David Volkman was an unlikely target of envy. From 2001 to 2009, he was superintendent of Pennsylvania's Susquehanna Township School District, where 30 percent of students are economically disadvantaged and schools have little funding available for technology.

Yet at educational technology conferences, he would captivate his peers when he explained that Susquehanna Township High School in Harrisburg, one of the district's four schools, was among the 540-plus schools around the state receiving technology, training and onsite coaches through Pennsylvania's Classrooms for the Future initiative.

"The state's emphasis on professional development and the support structure provided through instructional technology coaches and mentors ensured the strong success of this program," says Amy Munro, an education researcher for the Pennsylvania Department of Education. But all three elements — the technology, training and coaches — were essential. "Just as with a perfect storm, all of the elements need to be in place and the conditions conducive to effect perfect reform."

First, the state provided notebook computers and interactive whiteboards for classrooms so that teachers wouldn't need to rely on computer labs. Second, it developed five 30-hour courses that blended online and face-to-face learning. Finally, it paid for part-time technology coaches for each school and put them through boot-camp training, where they learned coaching skills and instructional practice, as well as technology skills.

The coaches and their regional and state-level mentors built a strong professional development community, says Holly Jobe, who served as project manager of the Classrooms for the Future program throughout its duration and is now president of the International Society for Technology in Education's board of directors. If a teacher was looking for a new way to teach Romeo and Juliet, for example, a coach could solicit ideas on the program's electronic list server or a variety of other Web 2.0 technologies that they used, such as professional learning communities. "A flood of ideas would come back," she explains.

To participate in the program, administrators had to create sustainability studies.
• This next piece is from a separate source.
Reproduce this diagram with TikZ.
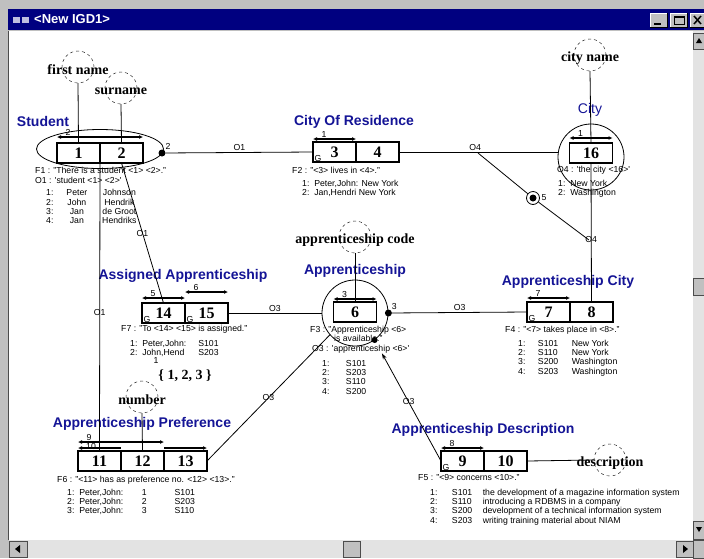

When the program ended, many schools cut their coaches because of the economy.

But some kept them, and others expanded the program to middle and elementary schools. "They saw how valuable this is as a professional development model," Jobe says.

Classroom management is challenging, and it's intimidating for teachers to build lesson plans around tools they aren't comfortable using. But having access to someone in the classroom builds confidence, she adds. "The biggest thing that we kept hearing about was the change in the school culture," Jobe says. Teachers started visiting each other's rooms and sharing new ways of teaching and learning.

"There's nothing better about professional development than when your peers buy into it and you're feeding off each other," says Volkman, now executive assistant to Pennsylvania's deputy secretary for the Office of Elementary and Secondary Education.

The culture change had a physical manifestation too, Jobe says. Teachers moved desks out of rows and learned to step aside. "They were used to being the 'sage on the stage,' " she explains. But thanks to Classrooms for the Future, the teachers became guides and let the students become active learners.

"There were lots of 'Aha!' moments when teachers realized that they didn't have to do the work," Jobe adds. "Kids could do the work."

 

@EdTech
Instructional technologists share tips for creating low-cost, high-impact professional development at edtechmag.com/k12/PDtips411.

 

@EdTech
For a closer look at the Pennsylvania Department of Education's Classrooms for the Future program, visit edtechmag.com/k12/CFTF411.

 

Don't Believe the Hype

Make professional development meaningful for teachers by moving beyond these assumptions.

Children learn all they need to know about technology in their computer labs.
In their free time, students tweet, Google and text. But in school, they sit in rows, listening to their teachers and following along in their textbooks until it's time to go to the computer lab.

"We've got to take technology out of the labs and put it in the classrooms," says Dr. MaryFriend Shepard, coordinator of the Ph.D. Educational Technology Specialization in the Richard W. Riley College of Education and Leadership at Walden University. "We learn when we need to know. We're not going to look it up an hour later. I'm amazed when I go to schools and see all the [smartphones] hidden away in people's pockets."

Training sessions give educators everything they need to effectively incorporate technology into their teaching.
Rather than demonstrating technology at offsite training sessions, let teachers try it themselves in their own classrooms, with appropriate support where needed.

As digital natives grow up to become teachers, they'll naturally incorporate technology into their classrooms.
Like their students, young teachers use technology outside of school, but because they didn't learn using technology, they don't know how to integrate it into their curricula. "Teachers generally teach the way they were taught," explains Holly Jobe, who served as project manager for Pennsylvania's Classrooms for the Future program. "They're not going to change unless they experience it in a different way."

 

Mythbusters

In a Walden University–commissioned study released last year, 783 teachers and 274 principals or assistant principals responded to questions regarding the effects of technology use on student learning and skills. Educators, Technology and 21st Century Skills: Dispelling Five Myths found that despite common perceptions, new educators feel that their teacher-preparation programs don't adequately equip them to incorporate technology into classroom instruction and to foster 21st century skills. Rather, they report that they rely on advanced training programs to gain those skills.

The other four myths debunked in the study are as follows:

Myth 1: Newer teachers and those with greater access to technology are more likely to use it for classroom instruction. Reality: Veteran teachers are just as likely as new teachers to use technology, and lack of access does not appear to be the main reason why teachers don't use technology.

Myth 2: Only high-achieving students benefit from using technology. Reality: Teachers and administrators feel that technology benefits a wide range of students.

Myth 3: Because students today are comfortable with technology, teachers' use of it is less important to learning. Reality: Teachers who use technology in the classroom report higher levels of student engagement, learning and adoption of 21st century skills.

Myth 4: Teachers and administrators have shared understandings about classroom technology and 21st century skills. Reality: Administrators believe that teachers are using instructional technology more than teachers report using it, and administrators report more positive student outcomes from technology than teachers do.